Consumers have already joined long waitlists for electric pickup trucks, with Ford having taken more than 200,000 reservations for Lightnings, though it has struggled with production.
Some people may need an S.U.V. or a pickup truck for their job, Dr. Trancik said, or they might be anxious about getting enough range from a smaller battery, especially if they live in a region with less charging infrastructure.
“Consumers should think about buying the highest-efficiency vehicle that still meets their needs,” she added.
Bigger and heavier E.V.s have raised other concerns over their environmental impact and public safety, too.
The batteries that power electric vehicles today, along with many personal electronics and appliances, rely on mined raw materials — like cobalt, lithium and rare earth metals — whose extraction has, in many cases, been harmful to the environment, wildlife, water and local communities. (So has oil extraction.)
The larger batteries in larger electric vehicles require more of these materials. The battery used to power General Motors’ Hummer E.V., for example, uses about the same amount of lithium per rider as three smaller car batteries or 240 electric bike batteries, according to a recent report. And it uses about half as much lithium as a battery that can power an entire electric bus.
The same report found that the strain on key mineral supplies could be eased by reducing car dependence in the United States, downsizing electric vehicle batteries and ramping up battery recycling.
Larger batteries have also added significant weight to many big electric vehicles, anywhere from hundreds to thousands of pounds.
Research has shown that heavier vehicles, when involved in a crash, can be more lethal for those outside of the vehicle, including drivers of smaller cars and pedestrians, cyclists and wheelchair users.
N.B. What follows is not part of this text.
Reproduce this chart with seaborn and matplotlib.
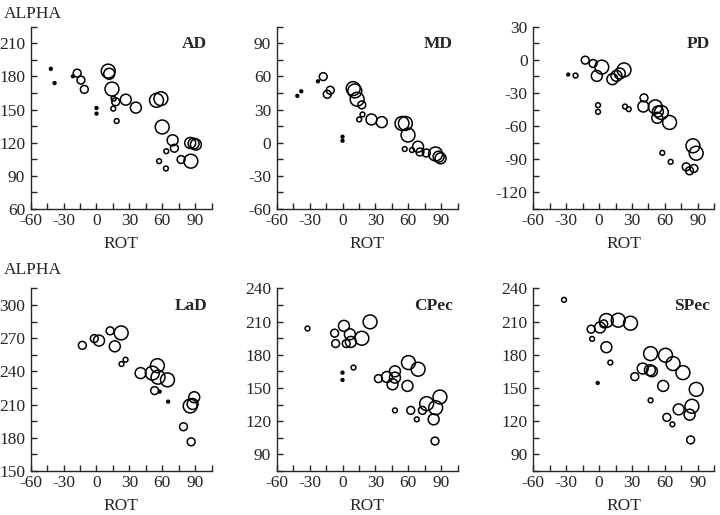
import pandas as pd
import matplotlib
matplotlib.use("Agg")
import matplotlib.pyplot as plt
import seaborn as sns
from matplotlib.ticker import MultipleLocator

# ROT / ALPHA per cell, size class 1 (dot) .. 5 (large circle)
AD_ROT = [-41.6, -38.2, -21.5, -17.6, -14.2, -11.1, 0, 0, 10.7, 11.6, 14.1, 15.6, 17.5, 15.3, 18.4,
          26.7, 35.9, 54.7, 58.7, 59.9, 69.4, 71, 63.6, 57.1, 63.3, 77.1, 86, 85.4, 88.5, 90.6]
AD_ALPHA = [186.8, 173.9, 180, 182.9, 176.6, 168.2, 151.4, 146.3, 184.7, 182.3, 168.5, 159.8, 157, 150.8, 139.6,
            158.9, 151.7, 158.3, 159.8, 134.2, 122.2, 115, 112.3, 103.3, 96.7, 104.8, 103.3, 119.8, 119.2, 118.3]
AD_SIZE = [1, 1, 1, 3, 3, 3, 1, 1, 5, 4, 5, 2, 3, 2, 2, 4, 4, 5, 5, 5, 4, 3, 2, 2, 2, 3, 5, 4, 4, 4]

MD_ROT = [-41.2, -37.6, -22.4, -17.6, -11.2, -13.9, 0, 0, 9.7, 11.2, 13.3, 17.6, 15.2, 18.2, 26.4,
          35.8, 54.2, 57.3, 59.7, 56.7, 63.3, 68.8, 70.6, 76.4, 84.8, 87.6, 89.4]
MD_ALPHA = [42.3, 46.5, 55.5, 59.7, 47.4, 43.8, 5.4, 1.8, 48.9, 46.8, 39.3, 34.2, 21, 25.5, 21,
            18.6, 17.4, 17.4, 6.9, -5.7, -6.6, -3.6, -8.4, -9.3, -10.2, -12.6, -14.1]
MD_SIZE = [1, 1, 1, 3, 3, 3, 1, 1, 5, 5, 5, 3, 2, 2, 4, 4, 5, 5, 5, 2, 2, 4, 3, 3, 5, 4, 4]

PD_ROT = [-28.2, -21.5, -12.7, -5.5, -2.1, 2.4, -1, -1, 12.1, 15.8, 18.8, 22.7, 23.6, 27, 40.9,
          40.3, 51.2, 53.6, 56.7, 53, 64.2, 57.6, 65.2, 85.5, 88.5, 79.4, 82.4, 86.4]
PD_ALPHA = [-13.4, -14.3, -0.4, -3.4, -14.6, -6.7, -41.1, -47.1, -17.6, -14.6, -12.5, -9.2, -42.3, -44.7, -34.5,
            -42.3, -42.6, -46.8, -47.7, -52.5, -56.7, -84.2, -92.3, -77.8, -84.5, -96.8, -100.4, -98.3]
PD_SIZE = [1, 2, 3, 3, 4, 5, 2, 2, 4, 4, 4, 5, 2, 2, 3, 4, 5, 4, 5, 4, 5, 2, 2, 5, 5, 3, 3, 3]

LAD_ROT = [-12.9, -2, 2.3, 12.4, 22.5, 16.7, 22.8, 26.5, 40.2, 50.9, 55.5, 56.1, 64.7, 53, 57.6,
           65.3, 89.1, 85.4, 87.6, 79.3, 86.3]
LAD_ALPHA = [263.6, 269.7, 267.9, 276.7, 274.8, 262.7, 246.7, 250.6, 238.5, 238.5, 245.2, 234.8, 232.4, 222.7, 221.8,
             212.7, 216.7, 208.8, 210.6, 190, 176.4]
LAD_SIZE = [3, 3, 4, 3, 5, 4, 2, 2, 4, 5, 5, 5, 5, 3, 1, 1, 4, 5, 4, 3, 3]

CPEC_ROT = [-31.9, -7.2, -6.3, 1.3, 6.7, 3.4, 7.6, 17.6, 25.1, 0, 0, 10, 32.7, 40.5, 47.8,
            47.8, 45.6, 47.8, 59.2, 60.1, 68.9, 62.2, 67.7, 72.8, 76.7, 84.9, 88.8, 83.1, 84.3]
CPEC_ALPHA = [203.8, 199.6, 190.2, 206.2, 198.6, 190.2, 191.7, 195, 209.8, 163.9, 157.3, 168.5, 158.5, 160, 165.1,
              159.4, 153.4, 129.8, 151.9, 173, 167, 129.8, 121.7, 129.8, 135.9, 132.2, 141.9, 121.7, 102.1]
CPEC_SIZE = [2, 3, 3, 4, 4, 3, 4, 5, 5, 1, 1, 2, 3, 4, 4, 4, 4, 2, 4, 5, 5, 3, 2, 3, 5, 5, 5, 4, 3]

SPEC_ROT = [-32, -7.3, -6.4, -1.3, 0.8, 4.2, 6.6, 17.4, 28.6, 6.6, 10.2, 32.5, 39.7, 46.3, 48.1,
            46.9, 46.9, 60.5, 58.4, 67.4, 76.4, 88.5, 84.6, 82.5, 72.5, 61.7, 66.8, 83.4]
SPEC_ALPHA = [229.7, 203.2, 194.4, 154.6, 204.7, 208, 211, 211.3, 208.6, 186.9, 173, 160.3, 167.6, 166.1, 165.2,
              181.1, 138.9, 179.6, 151.9, 172.1, 163.9, 148.8, 133.5, 125.9, 130.7, 123.5, 117.2, 103.1]
SPEC_SIZE = [2, 3, 2, 1, 4, 3, 5, 5, 5, 4, 2, 3, 4, 4, 4, 5, 2, 5, 4, 5, 5, 5, 5, 4, 4, 3, 2, 3]

PANELS = [
    ("AD", AD_ROT, AD_ALPHA, AD_SIZE, (60, 225)),
    ("MD", MD_ROT, MD_ALPHA, MD_SIZE, (-60, 105)),
    ("PD", PD_ROT, PD_ALPHA, PD_SIZE, (-135, 30)),
    ("LaD", LAD_ROT, LAD_ALPHA, LAD_SIZE, (150, 315)),
    ("CPec", CPEC_ROT, CPEC_ALPHA, CPEC_SIZE, (75, 240)),
    ("SPec", SPEC_ROT, SPEC_ALPHA, SPEC_SIZE, (75, 240)),
]

SIZES = {1: 4, 2: 12, 3: 32, 4: 62, 5: 100}

sns.set_style("ticks")
plt.rcParams["font.family"] = ["Liberation Serif", "DejaVu Serif"]
plt.rcParams["axes.unicode_minus"] = False

fig = plt.figure(figsize=(7.2, 5.15), dpi=100)
lefts = [0.0426, 0.3843, 0.7407]
bottoms = [0.594, 0.0854]
FS = 12.5

for i, (name, rot, alpha, size, ylim) in enumerate(PANELS):
    row, col = divmod(i, 3)
    ax = fig.add_axes([lefts[col], bottoms[row], 0.2514, 0.3545])
    df = pd.DataFrame({"ROT": rot, "ALPHA": alpha, "size": size})
    sns.scatterplot(data=df, x="ROT", y="ALPHA", size="size", sizes=SIZES,
                    legend=False, ax=ax, linewidth=1.1, clip_on=False)
    # open circles, the smallest class drawn as solid dots
    faces = ["black" if s == 1 else "none" for s in size]
    for coll in ax.collections:
        coll.set_facecolor(faces)
        coll.set_edgecolor("black")
    ax.set_xlim(-60, 105)
    ax.set_ylim(*ylim)
    ax.xaxis.set_major_locator(MultipleLocator(30))
    ax.xaxis.set_minor_locator(MultipleLocator(15))
    ax.yaxis.set_major_locator(MultipleLocator(30))
    ax.yaxis.set_minor_locator(MultipleLocator(15))
    ax.tick_params(which="both", direction="in", length=4, width=1.0, labelsize=FS)
    ax.tick_params(axis="x", pad=3)
    ax.tick_params(axis="y", pad=4)
    sns.despine(ax=ax)
    for sp in ["left", "bottom"]:
        ax.spines[sp].set_linewidth(1.0)
    ax.set_xlabel("ROT", fontsize=FS, labelpad=5)
    ax.set_ylabel("")
    ax.text(0.975, 0.905, name, transform=ax.transAxes, ha="right", va="center",
            fontsize=FS, fontweight="bold")

fig.text(0.005, 0.973, "ALPHA", ha="left", va="center", fontsize=FS)
fig.text(0.005, 0.476, "ALPHA", ha="left", va="center", fontsize=FS)

fig.savefig("out.png", dpi=100)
Heavier vehicles strike pedestrians and other road users with more force, said Beth Osborne, director of the advocacy group Transportation for America. Bigger vehicles that are taller at the front, like many pickup trucks, also limit a driver’s visibility.
In the United States, traffic deaths have increased in recent years, while fatalities in other comparably developed countries have been falling. There are a number of factors to blame, including dangerous road design and high speed limits, but experts and advocates point to the supersizing of America’s vehicles, too.
Jennifer Homendy, chairwoman of the United States National Transportation Safety Board, raised concerns this year about the increased risk of severe injury and death from larger, heavier electric vehicles, citing the electric Hummer and F-150 Lightning as prime examples. Both vehicles have packed on an additional 1,000 to 2,500 pounds compared with their gas-powered counterparts. (For reference, 2,500 pounds is heavier than a Mazda Miata.)
Ms. Gilliard called safety a “top priority” for Ford, noting that all newer F-150 models, including the E.V.s, have a variety of safety features, including automatic emergency braking and pedestrian detection.
Support for bigger, bulkier electric vehicles is often split, said Dave Mullaney, a principal on the Carbon-Free Transportation team at the Rocky Mountain Institute.
Some see the E.V. revolution as a crucial opportunity to rethink Americans’ overdependence on cars, he said. Others think it’s best to “meet the American consumer where they are.”
And right now, American consumers love their big S.U.V.s and pickup trucks.